Le temps ne se rattrape pas. Cet aspect est complexe à gérer. Il est toujours difficile et accusatoire de devoir repartir entre le fromage et le dessert, avec ces yeux de chat potté qui vous accompagnent jusqu'à la porte.


Allier vie de famille et mandat de maire n’est pas chose aisée. Mais cela a quand même quelques avantages.

Je suis convaincu qu’indirectement, ma fonction de maire leur apporte beaucoup dans leur construction personnelle, surtout à un âge aussi formateur. Ils s’interrogent, questionnent, y réfléchissent. Il y a dans la tête de chaque enfant un cerveau qui fourmille.


- Tu fais quoi à la mairie ?

Si quelqu’un à une réponse qui n’entraine pas une multitude de pourquoi derrière, je suis preneur.

- C’est vrai que c’est toi qui décides ce qu’on mange à la cantine ?

Toujours répondre non à cette question perfide, sauf si c’est le jour des frites.

- Pourquoi les gilets jaunes manifestent ?

La discussion est alors bien plus constructive et apaisée que celle des plateaux télé.


Je sais également que ma qualité de maire leur a permis de profiter de temps de sociabilité dont ils n’auraient pas forcément bénéficié sans. Le marché hebdomadaire que nous avons lancé dans notre commune le dimanche matin en est dans mon expérience personnelle le meilleur exemple. Mes enfants adorent y aller, et cela me permet de contenter en un même temps et un même espace deux aspects de ma vie. Il est important, quand cela est possible, de choisir des activités qui permettent de concilier obligations de représentation et obligations familiales.


Allier vie de famille et mandat de maire n’est pas chose aisée. Cette complémentarité n’est en effet pas exclusive. Elle cohabite avec beaucoup d’autres dans ce qui constitue le complexe équilibre entre l’ensemble des mouvements qui permettent à un individu de se construire. Un homme ou une femme est toujours multiple. Je suis père, maire, mari, actif, sportif, … et il convient de travailler sur l’ensemble des piliers de son moi intérieur pour consolider l’ensemble.
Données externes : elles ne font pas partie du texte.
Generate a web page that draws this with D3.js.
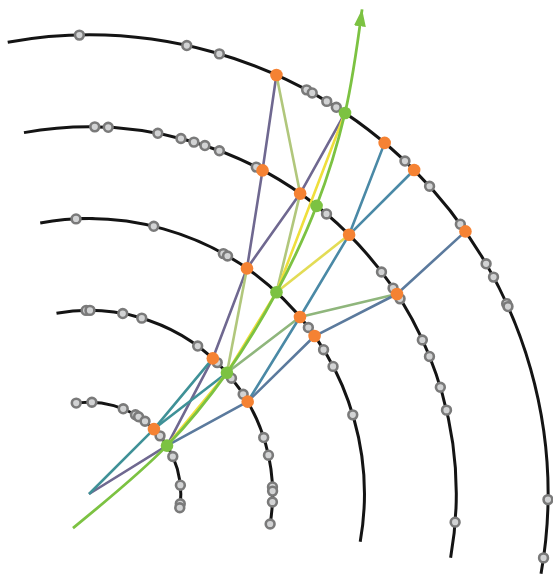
<!DOCTYPE html>
<html><head><meta charset="utf-8">
<script src="https://cdn.jsdelivr.net/npm/d3@7"></script>
<style>html,body{margin:0;padding:0;background:#fff;} svg{display:block;}</style>
</head><body>
<svg id="chart" width="553" height="574"></svg>
<script>
// ---- data (layer index, angle in degrees clockwise from vertical) ----
const layers = [1, 2, 3, 4, 5];
const layerSpan = [-10.2, 100];
const greyHits = [
  [1,-8.0],[1,1.8],[1,21.9],[1,30.4],[1,32.7],[1,37.6],[1,50.7],[1,65.9],[1,84.5],[1,96.1],[1,98.6],
  [2,-0.9],[2,0.3],[2,10.6],[2,16.7],[2,36.3],[2,44.3],[2,50.9],[2,57.1],[2,72.1],[2,77.8],[2,87.8],[2,89.1],[2,92.5],[2,99.4],
  [3,-2.7],[3,13.6],[3,29.2],[3,30.2],[3,52.8],[3,58.4],[3,62.4],[3,73.3],
  [4,0.9],[4,3.0],[4,10.8],[4,14.5],[4,16.6],[4,18.4],[4,20.8],[4,27.1],[4,40.3],[4,52.8],[4,55.9],[4,57.9],[4,65.2],[4,68.0],[4,73.1],[4,76.8],[4,94.4],
  [5,-1.2],[5,12.3],[5,16.5],[5,28.3],[5,29.1],[5,31.2],[5,32.6],[5,43.5],[5,47.9],[5,54.0],[5,59.9],[5,61.8],[5,65.5],[5,65.9],[5,90.7],[5,98.0]
];
const orangeHits = [
  ["O1",1,45.0],
  ["O2a",2,42.4],["O2b",2,59.8],
  ["O3a",3,35.0],["O3b",3,50.0],["O3c",3,55.0],
  ["O4a",4,28.2],["O4b",4,35.1],["O4c",4,45.1],["O4d",4,57.0],
  ["O5a",5,24.1],["O5b",5,40.1],["O5c",5,45.1],["O5d",5,55.1]
];
const greenHits = [["G1",1,58.2],["G2",2,48.7],["G3",3,42.9],["G4",4,38.3],["G5",5,33.9]];
const extraPoints = [["IP",0,0],["S",0.41,205.2],["T",6.06,29.4]];
// candidate segments (by hit id)
const candidates = [
  ["IP","G1","O2a","O3a","O4a","O5a"],
  ["G5","O4b","O3a"],
  ["O5a","O4b","G3"],
  ["O3a","G2"],
  ["IP","O1","O2a"],
  ["O1","G2"],
  ["G2","O3b","O4d"],
  ["O2b","O3b","O4c","O5b"],
  ["O4c","O5c"],
  ["G1","O2b","O3c","O4d","O5d"],
  ["G1","G2","G3","G5"],
  ["G3","O4c"]
];
const trackPath = ["S","G1","G2","G3","G4","G5","T"];

// ---- styles ----
const candidateColors = ["#6f6890","#6f6890","#b1c77c","#b1c77c","#3f9197","#3f9197","#8fb67c","#4a89a6","#4a89a6","#5b7a9d","#efdf3c","#e3dc55"];

// ---- layout ----
const cx = 89, cy = 494;
const svg = d3.select("#chart");
const r = d3.scaleLinear().domain([0, 5]).range([0, 459]);
const ang = d3.scaleLinear().domain([0, 360]).range([0, 2 * Math.PI]);
const pos = (layer, deg) => [cx + r(layer) * Math.sin(ang(deg)), cy - r(layer) * Math.cos(ang(deg))];

const pts = {};
orangeHits.forEach(([id,l,a]) => pts[id] = pos(l,a));
greenHits.forEach(([id,l,a]) => pts[id] = pos(l,a));
extraPoints.forEach(([id,l,a]) => pts[id] = pos(l,a));

const g = svg.append("g");

// detector layers
const arc = d3.arc().startAngle(ang(layerSpan[0])).endAngle(ang(layerSpan[1]));
g.selectAll("path.layer").data(layers).join("path")
  .attr("class","layer")
  .attr("transform", `translate(${cx},${cy})`)
  .attr("d", l => arc({innerRadius: r(l), outerRadius: r(l)}))
  .attr("fill","none").attr("stroke","#141414").attr("stroke-width",3);

// candidate lines
const line = d3.line();
g.selectAll("path.cand").data(candidates).join("path")
  .attr("class","cand")
  .attr("d", c => line(c.map(id => pts[id])))
  .attr("fill","none")
  .attr("stroke", (c,i) => candidateColors[i])
  .attr("stroke-width",2.6)
  .attr("stroke-linejoin","round");

// track with arrow
svg.append("defs").append("marker")
  .attr("id","arrow").attr("markerUnits","userSpaceOnUse")
  .attr("viewBox","0 -7 18 14").attr("markerWidth",18).attr("markerHeight",14)
  .attr("refX",17).attr("refY",0).attr("orient","auto")
  .append("path").attr("d","M0,-6L17,0L0,6Z").attr("fill","#7cc242");
g.append("path")
  .attr("d", d3.line().curve(d3.curveCatmullRom.alpha(0.5))(trackPath.map(id => pts[id])))
  .attr("fill","none").attr("stroke","#7cc242").attr("stroke-width",2.8)
  .attr("marker-end","url(#arrow)");

// hits
g.selectAll("circle.grey").data(greyHits).join("circle")
  .attr("class","grey")
  .attr("cx", d => pos(d[0], d[1])[0]).attr("cy", d => pos(d[0], d[1])[1])
  .attr("r",4.4).attr("fill","#d2d3d4").attr("stroke","#7a7a7a").attr("stroke-width",2.6);
g.selectAll("circle.orange").data(orangeHits).join("circle")
  .attr("class","orange")
  .attr("cx", d => pos(d[1], d[2])[0]).attr("cy", d => pos(d[1], d[2])[1])
  .attr("r",6.3).attr("fill","#f58233");
g.selectAll("circle.green").data(greenHits).join("circle")
  .attr("class","green")
  .attr("cx", d => pos(d[1], d[2])[0]).attr("cy", d => pos(d[1], d[2])[1])
  .attr("r",6.3).attr("fill","#7cc242");
</script>
</body></html>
Mon cheminement personnel passe inévitablement aujourd’hui par ce rôle de maire qui m’apporte énormément, mais il ne peut pas être le seul, au risque sinon, en cas de coup dur, de mettre en péril de manière trop forte tout le reste. De la même manière, le père que je suis ne peut être épanoui s’il ne l’est pas aussi dans son accomplissement propre.


Allier vie de famille et mandat de maire n’est pas chose aisée. Cette contrariété a néanmoins un intérêt dans la relation que j’entretiens avec le pouvoir. Elle agit comme un vent contraire face à la tentation qui pourrait être la mienne [car elle a été celle de tant d’autres auparavant] de m’accrocher à des mandats pour de mauvaises raisons. Elle me permet de toujours me dire que si je devais ne plus être élu, cela signifierait aussi retrouver davantage de temps pour ma famille.

Si je décidais de continuer dans quelques années, il y aurait inévitablement une question dont la réponse aurait plus d’importance que les autres, celle de savoir si elle le souhaite.


J’ai toujours considéré que la valeur d’un homme pouvait se définir à la manière dont il se comporte quand le pouvoir lui était confié. Encore plus quand les enfants sont jeunes, l’innocence qui est la leur, et que je côtoie au quotidien, me ramène à mes responsabilités et aux obligations de résultats qui doivent être les miennes.



Peut-être qu’un jour mes enfants liront ces quelques lignes, et comprendront mieux les nombreux repas passés sans leur père, les absences à certains couchers, la fatigue du soir qui amoindrissait parfois mon envie de répondre positivement à leurs sollicitations.

Peut-être qu’ils ne se diront rien de tout cela (je ne peux que l’espérer), parce qu’ils auront la maturité de comprendre que les effets préjudiciables d’un mandat sur la vie de famille sont contrebalancés, à proportion variable, par certains plus positifs ; et que la vie permet rarement une lecture simple du monde.


Au final, je me demande bien s’ils comprendront que leur fierté d’avoir un papa maire n’est pas grand-chose à côté de la mienne de les avoir vu gérer aussi courageusement et positivement tout cela.